[Start Record list]
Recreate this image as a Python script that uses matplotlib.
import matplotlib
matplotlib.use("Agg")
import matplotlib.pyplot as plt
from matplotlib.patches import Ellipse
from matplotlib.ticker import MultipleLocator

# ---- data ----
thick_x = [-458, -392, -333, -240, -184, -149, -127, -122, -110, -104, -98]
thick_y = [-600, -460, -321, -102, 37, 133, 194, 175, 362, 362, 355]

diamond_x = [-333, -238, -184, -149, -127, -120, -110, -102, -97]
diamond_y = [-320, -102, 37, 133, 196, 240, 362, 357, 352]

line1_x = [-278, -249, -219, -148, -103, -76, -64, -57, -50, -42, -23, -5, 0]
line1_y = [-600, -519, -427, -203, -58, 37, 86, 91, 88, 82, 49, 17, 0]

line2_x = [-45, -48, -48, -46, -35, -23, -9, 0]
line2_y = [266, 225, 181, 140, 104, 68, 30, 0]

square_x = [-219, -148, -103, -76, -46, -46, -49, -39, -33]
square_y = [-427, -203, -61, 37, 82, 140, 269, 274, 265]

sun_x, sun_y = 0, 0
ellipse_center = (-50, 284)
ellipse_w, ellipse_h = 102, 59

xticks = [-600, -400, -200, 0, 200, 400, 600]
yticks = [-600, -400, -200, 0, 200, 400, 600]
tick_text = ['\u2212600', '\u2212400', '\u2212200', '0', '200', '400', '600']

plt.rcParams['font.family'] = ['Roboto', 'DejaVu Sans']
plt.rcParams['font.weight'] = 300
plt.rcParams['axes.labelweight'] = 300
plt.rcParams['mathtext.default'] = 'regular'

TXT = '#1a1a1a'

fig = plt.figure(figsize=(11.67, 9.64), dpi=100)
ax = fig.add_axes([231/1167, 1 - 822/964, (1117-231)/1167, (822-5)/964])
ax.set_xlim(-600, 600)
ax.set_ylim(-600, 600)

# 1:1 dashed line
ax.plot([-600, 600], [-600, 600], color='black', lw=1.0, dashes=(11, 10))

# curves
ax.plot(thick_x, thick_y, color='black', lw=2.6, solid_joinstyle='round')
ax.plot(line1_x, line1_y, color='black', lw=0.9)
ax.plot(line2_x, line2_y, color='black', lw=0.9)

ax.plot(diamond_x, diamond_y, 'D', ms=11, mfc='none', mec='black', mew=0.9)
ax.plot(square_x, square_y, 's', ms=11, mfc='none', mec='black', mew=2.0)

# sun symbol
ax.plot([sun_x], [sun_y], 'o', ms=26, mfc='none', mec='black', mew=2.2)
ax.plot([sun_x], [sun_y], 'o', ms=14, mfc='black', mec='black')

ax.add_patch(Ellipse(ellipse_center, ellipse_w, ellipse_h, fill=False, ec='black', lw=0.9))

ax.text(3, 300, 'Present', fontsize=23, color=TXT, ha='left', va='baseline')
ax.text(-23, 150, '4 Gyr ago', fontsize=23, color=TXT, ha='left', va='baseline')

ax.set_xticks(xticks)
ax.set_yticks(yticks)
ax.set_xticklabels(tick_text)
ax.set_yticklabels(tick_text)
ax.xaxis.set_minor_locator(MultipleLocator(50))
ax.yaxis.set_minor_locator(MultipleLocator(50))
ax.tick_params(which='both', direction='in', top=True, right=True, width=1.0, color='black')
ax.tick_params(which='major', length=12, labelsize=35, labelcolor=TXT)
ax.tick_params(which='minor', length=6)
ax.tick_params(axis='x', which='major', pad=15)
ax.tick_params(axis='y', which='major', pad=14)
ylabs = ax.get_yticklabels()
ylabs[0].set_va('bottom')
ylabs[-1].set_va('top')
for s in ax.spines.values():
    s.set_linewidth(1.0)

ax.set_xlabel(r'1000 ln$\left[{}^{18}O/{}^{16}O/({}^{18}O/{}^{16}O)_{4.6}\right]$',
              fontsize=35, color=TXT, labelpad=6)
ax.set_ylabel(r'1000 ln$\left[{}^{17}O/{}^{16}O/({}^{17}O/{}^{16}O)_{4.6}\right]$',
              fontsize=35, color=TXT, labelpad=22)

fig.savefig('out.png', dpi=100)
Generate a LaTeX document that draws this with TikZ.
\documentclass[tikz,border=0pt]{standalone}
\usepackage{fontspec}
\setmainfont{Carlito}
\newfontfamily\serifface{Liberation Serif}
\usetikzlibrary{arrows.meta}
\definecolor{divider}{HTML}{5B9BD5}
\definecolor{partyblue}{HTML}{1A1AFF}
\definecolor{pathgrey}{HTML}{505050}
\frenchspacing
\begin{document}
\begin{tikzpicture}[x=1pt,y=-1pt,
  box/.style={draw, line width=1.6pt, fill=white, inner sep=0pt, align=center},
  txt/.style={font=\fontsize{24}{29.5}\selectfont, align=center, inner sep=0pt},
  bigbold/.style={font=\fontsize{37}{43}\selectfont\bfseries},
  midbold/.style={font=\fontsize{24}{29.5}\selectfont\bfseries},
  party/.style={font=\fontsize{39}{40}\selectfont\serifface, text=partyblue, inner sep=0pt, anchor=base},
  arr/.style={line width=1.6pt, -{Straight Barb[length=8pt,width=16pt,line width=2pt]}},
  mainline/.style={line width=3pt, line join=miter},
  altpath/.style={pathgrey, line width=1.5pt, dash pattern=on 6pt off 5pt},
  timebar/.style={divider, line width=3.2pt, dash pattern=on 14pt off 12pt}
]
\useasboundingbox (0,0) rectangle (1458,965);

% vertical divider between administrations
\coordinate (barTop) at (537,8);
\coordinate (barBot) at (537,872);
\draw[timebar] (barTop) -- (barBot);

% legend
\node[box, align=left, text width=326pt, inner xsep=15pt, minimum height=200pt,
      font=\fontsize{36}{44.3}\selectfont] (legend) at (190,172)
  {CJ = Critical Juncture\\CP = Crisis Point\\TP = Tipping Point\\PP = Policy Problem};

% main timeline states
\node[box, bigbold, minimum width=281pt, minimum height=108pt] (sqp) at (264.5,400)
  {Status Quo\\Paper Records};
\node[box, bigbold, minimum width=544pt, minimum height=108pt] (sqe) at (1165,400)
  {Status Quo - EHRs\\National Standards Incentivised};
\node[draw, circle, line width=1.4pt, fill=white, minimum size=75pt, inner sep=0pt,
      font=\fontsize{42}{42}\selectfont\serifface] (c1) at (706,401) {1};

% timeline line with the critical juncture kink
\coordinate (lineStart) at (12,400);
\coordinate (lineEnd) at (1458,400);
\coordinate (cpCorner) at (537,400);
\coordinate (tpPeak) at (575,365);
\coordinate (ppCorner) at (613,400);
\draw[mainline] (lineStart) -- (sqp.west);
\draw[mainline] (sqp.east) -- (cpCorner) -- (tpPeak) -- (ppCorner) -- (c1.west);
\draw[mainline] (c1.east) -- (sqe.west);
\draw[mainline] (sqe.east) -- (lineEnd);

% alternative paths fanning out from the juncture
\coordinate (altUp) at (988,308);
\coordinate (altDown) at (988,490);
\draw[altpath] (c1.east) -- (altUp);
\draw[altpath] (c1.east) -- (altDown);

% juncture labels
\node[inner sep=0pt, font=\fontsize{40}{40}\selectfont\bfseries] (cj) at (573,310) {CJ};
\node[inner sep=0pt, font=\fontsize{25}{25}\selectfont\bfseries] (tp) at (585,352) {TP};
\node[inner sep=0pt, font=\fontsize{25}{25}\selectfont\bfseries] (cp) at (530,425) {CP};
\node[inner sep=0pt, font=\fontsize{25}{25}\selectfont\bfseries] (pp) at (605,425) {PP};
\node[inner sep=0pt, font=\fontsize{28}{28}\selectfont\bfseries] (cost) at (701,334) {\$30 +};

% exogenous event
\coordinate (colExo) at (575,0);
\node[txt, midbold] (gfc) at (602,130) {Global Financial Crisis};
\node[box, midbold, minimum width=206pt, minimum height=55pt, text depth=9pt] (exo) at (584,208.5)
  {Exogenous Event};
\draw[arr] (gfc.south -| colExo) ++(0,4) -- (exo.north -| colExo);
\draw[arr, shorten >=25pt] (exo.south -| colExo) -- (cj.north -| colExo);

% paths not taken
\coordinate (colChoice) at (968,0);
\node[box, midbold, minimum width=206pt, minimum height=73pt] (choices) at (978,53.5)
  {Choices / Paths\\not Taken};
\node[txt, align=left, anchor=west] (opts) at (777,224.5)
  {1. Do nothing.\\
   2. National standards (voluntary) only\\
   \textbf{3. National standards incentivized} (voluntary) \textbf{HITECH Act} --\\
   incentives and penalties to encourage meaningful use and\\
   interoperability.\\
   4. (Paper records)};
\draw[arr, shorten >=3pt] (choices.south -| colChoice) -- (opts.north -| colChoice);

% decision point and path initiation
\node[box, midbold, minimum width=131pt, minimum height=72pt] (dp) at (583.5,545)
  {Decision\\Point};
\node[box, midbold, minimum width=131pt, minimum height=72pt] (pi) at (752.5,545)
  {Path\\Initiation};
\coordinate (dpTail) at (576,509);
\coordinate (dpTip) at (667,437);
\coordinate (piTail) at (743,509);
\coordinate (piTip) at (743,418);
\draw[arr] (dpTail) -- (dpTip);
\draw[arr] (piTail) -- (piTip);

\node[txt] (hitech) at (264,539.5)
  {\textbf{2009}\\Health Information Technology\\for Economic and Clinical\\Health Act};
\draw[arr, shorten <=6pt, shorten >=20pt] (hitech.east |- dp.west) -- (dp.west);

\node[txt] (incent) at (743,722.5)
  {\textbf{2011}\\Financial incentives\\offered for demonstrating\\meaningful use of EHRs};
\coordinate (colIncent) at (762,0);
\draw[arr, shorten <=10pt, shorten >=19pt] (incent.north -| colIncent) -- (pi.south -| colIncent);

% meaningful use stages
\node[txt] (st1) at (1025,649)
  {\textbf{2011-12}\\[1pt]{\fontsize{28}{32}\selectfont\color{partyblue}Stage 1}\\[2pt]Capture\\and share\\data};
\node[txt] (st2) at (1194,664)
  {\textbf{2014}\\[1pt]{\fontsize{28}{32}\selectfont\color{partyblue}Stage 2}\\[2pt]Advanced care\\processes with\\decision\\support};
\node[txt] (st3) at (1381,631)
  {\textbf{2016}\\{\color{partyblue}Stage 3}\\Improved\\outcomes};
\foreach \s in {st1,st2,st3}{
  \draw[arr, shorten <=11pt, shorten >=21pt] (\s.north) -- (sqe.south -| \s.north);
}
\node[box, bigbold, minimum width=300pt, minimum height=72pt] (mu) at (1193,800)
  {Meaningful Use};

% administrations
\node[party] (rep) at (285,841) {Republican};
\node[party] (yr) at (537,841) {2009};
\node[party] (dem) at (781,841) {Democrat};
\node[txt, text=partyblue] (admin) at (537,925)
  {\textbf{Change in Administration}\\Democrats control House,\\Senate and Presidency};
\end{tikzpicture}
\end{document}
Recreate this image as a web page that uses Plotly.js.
[End Record list]
— What you need to do —
Extract only the lines from the line with "Generate a LaTeX" through the line with "(0,0) rectangle (1458,965);", keeping both end lines exactly as they are.

— Task answer —
Generate a LaTeX document that draws this with TikZ.
\documentclass[tikz,border=0pt]{standalone}
\usepackage{fontspec}
\setmainfont{Carlito}
\newfontfamily\serifface{Liberation Serif}
\usetikzlibrary{arrows.meta}
\definecolor{divider}{HTML}{5B9BD5}
\definecolor{partyblue}{HTML}{1A1AFF}
\definecolor{pathgrey}{HTML}{505050}
\frenchspacing
\begin{document}
\begin{tikzpicture}[x=1pt,y=-1pt,
  box/.style={draw, line width=1.6pt, fill=white, inner sep=0pt, align=center},
  txt/.style={font=\fontsize{24}{29.5}\selectfont, align=center, inner sep=0pt},
  bigbold/.style={font=\fontsize{37}{43}\selectfont\bfseries},
  midbold/.style={font=\fontsize{24}{29.5}\selectfont\bfseries},
  party/.style={font=\fontsize{39}{40}\selectfont\serifface, text=partyblue, inner sep=0pt, anchor=base},
  arr/.style={line width=1.6pt, -{Straight Barb[length=8pt,width=16pt,line width=2pt]}},
  mainline/.style={line width=3pt, line join=miter},
  altpath/.style={pathgrey, line width=1.5pt, dash pattern=on 6pt off 5pt},
  timebar/.style={divider, line width=3.2pt, dash pattern=on 14pt off 12pt}
]
\useasboundingbox (0,0) rectangle (1458,965);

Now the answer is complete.